--- START Dataset excerpts ---

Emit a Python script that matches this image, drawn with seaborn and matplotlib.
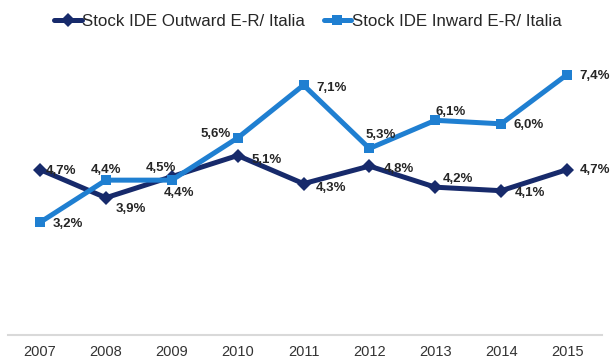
import pandas as pd
import matplotlib
matplotlib.use("Agg")
import matplotlib.pyplot as plt
import seaborn as sns

# ── Dati ──────────────────────────────────────────────────────────────────────
years    = ["2007", "2008", "2009", "2010", "2011", "2012", "2013", "2014", "2015"]
outward  = [4.7, 3.9, 4.5, 5.1, 4.3, 4.8, 4.2, 4.1, 4.7]
inward   = [3.2, 4.4, 4.4, 5.6, 7.1, 5.3, 6.1, 6.0, 7.4]
lab_out  = "Stock IDE Outward E-R/ Italia"
lab_in   = "Stock IDE Inward E-R/ Italia"

# offset etichette (punti) – solo stile
off_out = [(4, -1, "left"), (7, -8, "left"), (-8, 6, "center"), (10, -3, "left"),
           (9, -3, "left"), (10, -2, "left"), (5, 6, "left"), (10, -2, "left"),
           (9, 0, "left")]
off_in  = [(9, -1, "left"), (0, 7, "center"), (5, -9, "center"), (-5, 3, "right"),
           (9, -2, "left"), (8, 10, "center"), (0, 6, "left"), (9, -1, "left"),
           (9, -1, "left")]

C_OUT = "#172a6b"
C_IN  = "#1f7fd1"

df = pd.DataFrame({
    "x": list(range(len(years))) * 2,
    "val": outward + inward,
    "serie": [lab_out] * len(years) + [lab_in] * len(years),
})

sns.set_theme(style="white")
plt.rcParams["font.family"] = ["Liberation Sans", "DejaVu Sans"]

fig = plt.figure(figsize=(6.1, 3.58), dpi=100)
ax = fig.add_axes([8 / 610, 23 / 358, 594 / 610, 290 / 358])

sns.lineplot(data=df, x="x", y="val", hue="serie", style="serie",
             markers={lab_out: "D", lab_in: "s"}, dashes=False,
             palette={lab_out: C_OUT, lab_in: C_IN},
             linewidth=3.6, markersize=7.5, markeredgewidth=0, ax=ax)

for vals, offs in ((outward, off_out), (inward, off_in)):
    for i, (v, (dx, dy, ha)) in enumerate(zip(vals, offs)):
        ax.annotate(f"{v:.1f}%".replace(".", ","), (i, v), xytext=(dx, dy),
                    textcoords="offset points", ha=ha, va="center",
                    fontsize=9.5, fontweight="bold", color="#262626")

ax.set_xlim(-0.486, 8.53)
ax.set_ylim(0, 8.24)
ax.set_xticks(range(len(years)))
ax.set_xticklabels(years, fontsize=10.5, color="#333333")
ax.set_yticks([])
ax.set_xlabel("")
ax.set_ylabel("")
ax.tick_params(axis="x", length=0, pad=7)
for s in ("top", "right", "left"):
    ax.spines[s].set_visible(False)
ax.spines["bottom"].set_color("#d9d9d9")
ax.spines["bottom"].set_linewidth(1.5)

handles, labels = ax.get_legend_handles_labels()
ax.get_legend().remove()
fig.legend(handles, labels, loc="center", bbox_to_anchor=(0.505, 1 - 21 / 358),
           ncol=2, frameon=False, fontsize=12.2, handlelength=1.6,
           handletextpad=0.05, columnspacing=1.1)

plt.savefig("out.png", dpi=100)
plt.close()
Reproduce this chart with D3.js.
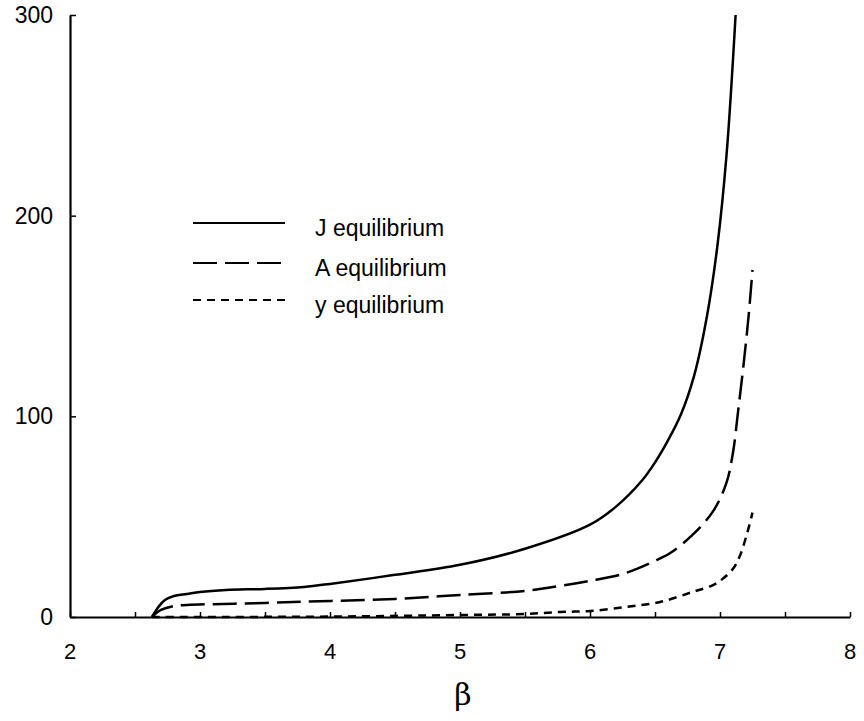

--- END Dataset excerpts ---

Given problem:
Your task is to restate word for word the lines from the top of the data to the line containing "import seaborn as sns", both ends included, with every picture left out.

Correct result:
Emit a Python script that matches this image, drawn with seaborn and matplotlib.
import pandas as pd
import matplotlib
matplotlib.use("Agg")
import matplotlib.pyplot as plt
import seaborn as sns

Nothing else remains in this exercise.